My review of ‘The Order of Time’ by Carlo Rovelli

The Order of Time by Carlo Rovelli

My rating: 4 of 5 stars


Time is relative.

You don’t need a beautifully-bound, poetry-studded hardback book to tell you that. You need only compare two very different pieces of reading material to see the principle play out – a 500 page John Grisham paperback novel, versus this above-mentioned hardback: The Order of Time, a 150 page treatise on the meaning of time and the universe, written by one of the most famous physicists alive. The Grisham you will breeze through, barely noticing as the formulaic plot unfolds effortlessly. The day and a half of reading will seem like no time at all.

The Rovelli, on the other hand, you will labour and struggle through, slowly reading and re-reading whole paragraphs, with a mounting sense of desperation as everything you thought you knew about time is methodically picked apart, and you’re not even completely sure you understand why. The weeks it takes you to finish it will feel like months.

I take pride in the fact that I did, ultimately, finish The Order of Time while on holidays on a Grecian island. It was a place where the sun bleaches out of your brain the ability to comprehend anything weightier than a young, ambulance-chasing lawyer from Mississippi cracking his first big case against an evil corporation, while saving the trailer-trashy blonde from her alcoholic, abusive husband. And yet despite the tides, tsatsiki and tarama, I managed to read and, I think, gain insights into something that is nearly as compact and dense as was the universe at the moment of the Big Bang.

I don’t claim to have fully, deeply, understood everything Rovelli sets out, so I won’t do the injustice of attempting a thorough ‘plot’ summary. In rough terms, he begins by picking apart all of our preconceived notions of how time works. He starts with the simple observation that time moves faster the closer you are to a surface of the earth, and from there gets you to a place where time, whether past, present or future, does not really exist at all, except as a cognitive dysfunction of our limited brains, linked somehow to this vague concept called ‘thermal time’ that is in turn linked to the second law of thermodynamics. Much of the details are blurry to me already, but that is probably okay because at the end, Rovelli admits that much of it is blurry even to him.

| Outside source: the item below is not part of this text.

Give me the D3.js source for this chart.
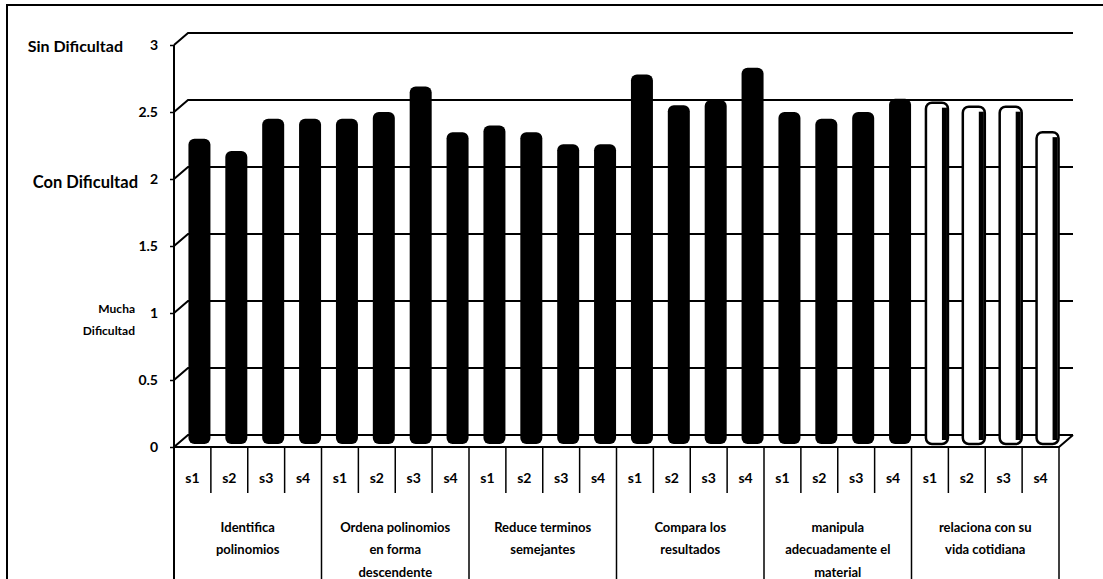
<!DOCTYPE html>
<html>
<head>
<meta charset="utf-8">
<script src="https://cdn.jsdelivr.net/npm/d3@7"></script>
<style>
  body { margin: 0; background: #fff; }
  text { font-family: Lato, "Open Sans", sans-serif; fill: #000; }
</style>
</head>
<body>
<div id="chart"></div>
<script>
// values (3D cylinders, 4 sessions per indicator)
const groups = [
  ["Identifica", "polinomios"],
  ["Ordena polinomios", "en forma", "descendente"],
  ["Reduce terminos", "semejantes"],
  ["Compara los", "resultados"],
  ["manipula", "adecuadamente el", "material"],
  ["relaciona con su", "vida cotidiana"]
];
const sessions = ["s1", "s2", "s3", "s4"];
const identifica = [2.21, 2.12, 2.36, 2.36];
const ordena = [2.36, 2.41, 2.60, 2.26];
const reduce = [2.31, 2.26, 2.17, 2.17];
const compara = [2.69, 2.46, 2.50, 2.74];
const manipula = [2.41, 2.36, 2.41, 2.51];
const relaciona = [2.48, 2.45, 2.45, 2.26];
const scores = [identifica, ordena, reduce, compara, manipula, relaciona];
const hollowGroup = 5; // last indicator drawn as white bars
const yTicks = [0, 0.5, 1, 1.5, 2, 2.5, 3];

function drawChart() {
  const W = 1103, H = 579;
  const left = 174, right = 1059, floorY = 447, topY = 45;
  const dx = 14, dy = 12; // 3D depth offset

  const svg = d3.select("#chart").append("svg")
    .attr("width", W).attr("height", H);

  // outer frame
  svg.append("rect")
    .attr("x", 7).attr("y", 5).attr("width", 1110).attr("height", 600)
    .attr("fill", "none").attr("stroke", "#000").attr("stroke-width", 2);

  const bars = scores.flatMap((vals, g) => vals.map((v, i) => ({
    key: g + "-" + i, group: g, session: sessions[i], value: v
  })));

  const x = d3.scaleBand().domain(bars.map(d => d.key)).range([left, right]);
  const xg = d3.scaleBand().domain(groups.map((d, i) => i)).range([left, right]);
  const y = d3.scaleLinear().domain([0, 3]).range([floorY, topY]);
  const yBack = v => y(v) - dy;

  // walls and gridlines
  const grid = svg.append("g").attr("stroke", "#000").attr("fill", "none");
  yTicks.forEach(t => {
    grid.append("path")
      .attr("d", `M${left},${y(t)} L${left + dx},${yBack(t)} H${right + dx}`)
      .attr("stroke-width", 2);
  });
  // floor front edge
  grid.append("path")
    .attr("d", `M${left},${floorY} H${right} L${right + dx},${floorY - dy}`)
    .attr("stroke-width", 2);

  // y axis
  const yAxis = svg.append("g")
    .attr("transform", `translate(${left},0)`)
    .call(d3.axisLeft(y).tickValues(yTicks).tickSize(4).tickPadding(12).tickFormat(d3.format("")));
  yAxis.select(".domain").attr("stroke", "#000").attr("stroke-width", 2)
    .attr("d", `M0,${y(3)} V${H + 10}`);
  yAxis.selectAll(".tick line").attr("stroke", "#000").attr("stroke-width", 1.5);
  yAxis.selectAll(".tick text")
    .style("font-family", "Lato, sans-serif")
    .style("font-size", "14px").style("font-weight", "700");

  // difficulty levels next to the axis
  svg.append("text").attr("x", 123).attr("y", y(3) + 1).attr("dy", "0.35em")
    .attr("text-anchor", "end").style("font-size", "16px").style("font-weight", "700")
    .text("Sin Dificultad");
  svg.append("text").attr("x", 138).attr("y", y(2) + 3).attr("dy", "0.35em")
    .attr("text-anchor", "end").style("font-size", "16.5px").style("font-weight", "700")
    .text("Con Dificultad");
  svg.append("text").attr("x", 135).attr("y", y(1) - 4).attr("dy", "0.35em")
    .attr("text-anchor", "end").style("font-size", "12px").style("font-weight", "700")
    .text("Mucha");
  svg.append("text").attr("x", 135).attr("y", y(1) + 18).attr("dy", "0.35em")
    .attr("text-anchor", "end").style("font-size", "12px").style("font-weight", "700")
    .text("Dificultad");

  // cylinders
  const bw = 22;
  const barX = d => x(d.key) + x.bandwidth() / 2 + dx / 2 - bw / 2;
  const barG = svg.append("g");
  barG.selectAll("rect.bar")
    .data(bars)
    .enter().append("rect")
    .attr("class", "bar")
    .attr("x", barX)
    .attr("y", d => yBack(d.value))
    .attr("width", bw)
    .attr("height", d => floorY - 3 - yBack(d.value))
    .attr("rx", 6).attr("ry", 6)
    .attr("fill", d => d.group === hollowGroup ? "#fff" : "#000")
    .attr("stroke", "#000")
    .attr("stroke-width", d => d.group === hollowGroup ? 2.5 : 0);
  // shaded right side on the white cylinders
  barG.selectAll("rect.shade")
    .data(bars.filter(d => d.group === hollowGroup))
    .enter().append("rect")
    .attr("class", "shade")
    .attr("x", d => barX(d) + bw - 6)
    .attr("y", d => yBack(d.value) + 5)
    .attr("width", 5)
    .attr("height", d => floorY - 12 - yBack(d.value))
    .attr("fill", "#000");

  // category table under the axis
  const table = svg.append("g").attr("stroke", "#000").attr("stroke-width", 1.5);
  bars.forEach((d, i) => {
    if (i % sessions.length !== 0) {
      table.append("line").attr("x1", x(d.key)).attr("x2", x(d.key))
        .attr("y1", floorY).attr("y2", floorY + 46);
    }
  });
  groups.forEach((g, i) => {
    table.append("line").attr("x1", xg(i) + xg.bandwidth()).attr("x2", xg(i) + xg.bandwidth())
      .attr("y1", floorY).attr("y2", H + 10);
  });

  svg.append("g").selectAll("text")
    .data(bars)
    .enter().append("text")
    .attr("x", d => x(d.key) + x.bandwidth() / 2)
    .attr("y", 478).attr("dy", "0.35em")
    .attr("text-anchor", "middle")
    .style("font-size", "14px").style("font-weight", "700")
    .text(d => d.session);

  const gl = svg.append("g").selectAll("text")
    .data(groups)
    .enter().append("text")
    .attr("x", (d, i) => xg(i) + xg.bandwidth() / 2)
    .attr("y", 527)
    .attr("text-anchor", "middle")
    .style("font-size", "13px").style("font-weight", "700");
  gl.selectAll("tspan")
    .data(d => d)
    .enter().append("tspan")
    .attr("x", function () { return d3.select(this.parentNode).attr("x"); })
    .attr("dy", (d, i) => i === 0 ? "0.35em" : "22.5")
    .text(d => d);
}

document.addEventListener("DOMContentLoaded", drawChart);
</script>
</body>
</html>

His thoughts on time take you to the very intersection of physics and philosophy, where the answers are no more solid than the baseball bat that Grisham’s hero uses on page 425 to whack the drunken husband. (Despite the six beers he’s drunk, the bat feels ‘hard’ against his skull, but Rovelli reliably informs us that both the bat and his head are in fact nothing more than a coincidence of quantum events, at some primitive stage of entropy.)

It is this blend with philosophy that also allowed me to forgive Rovelli his indulgent inclusion of poetry quotes and many tangential references to the arts. He is Italian, after all.

My only significant disagreements came later in the book. First, where Rovelli goes head-to-head with Descartes on the ‘Cogito argument’. He does not like Descartes’ “I think, therefore I am” very much, since for him there is some distinction between doubting and thinking, which Descartes does not allow in his first principle. I’m with Descartes, because I see doubt as a subset of thought.

My second bone of contention is that his whole treatise on time does not allow for any discussion of probability and determinism. This seems to me a glaring omission, because the fundamental question – it’s also a question situated at the intersection of physics and philosophy – is whether the universe is deterministic or probabilistic. This has important implications for the separation of future from present. With probabilism, the future is uncertain and must always be considered distinct from the present or past, because ex ante it is ‘unknowable’. With determinism, the only thing that makes the future uncertain is the same veil of ignorance that, in Rovelli’s reckoning, makes the past ‘blurry’ and therefore meaningfully different to the present. In other words, in a deterministic universe it is theoretically possible to know exactly what will happen, everywhere and always, from now until the end of time. ‘Future’ exists only because the supercomputers in our brains are not ‘super’ enough to do all the necessary calculations.

There is of course a third philosophical possibility, which sits between probability and determinism. It is what theologians refer to as ‘free will’ – the idea that the human soul is something special precisely because, in an otherwise deterministic universe, we humans – having been made in the image of God – are the sole entities capable of making meaningful choices. Therefore the future, and time itself, exist because humans have souls, and souls allow for choices, and not even God can predetermine what those choices will be.

If you are still reading this review, my guess is it’s felt like a relatively long read. Grisham’s protagonist would probably already have called his third witness by now.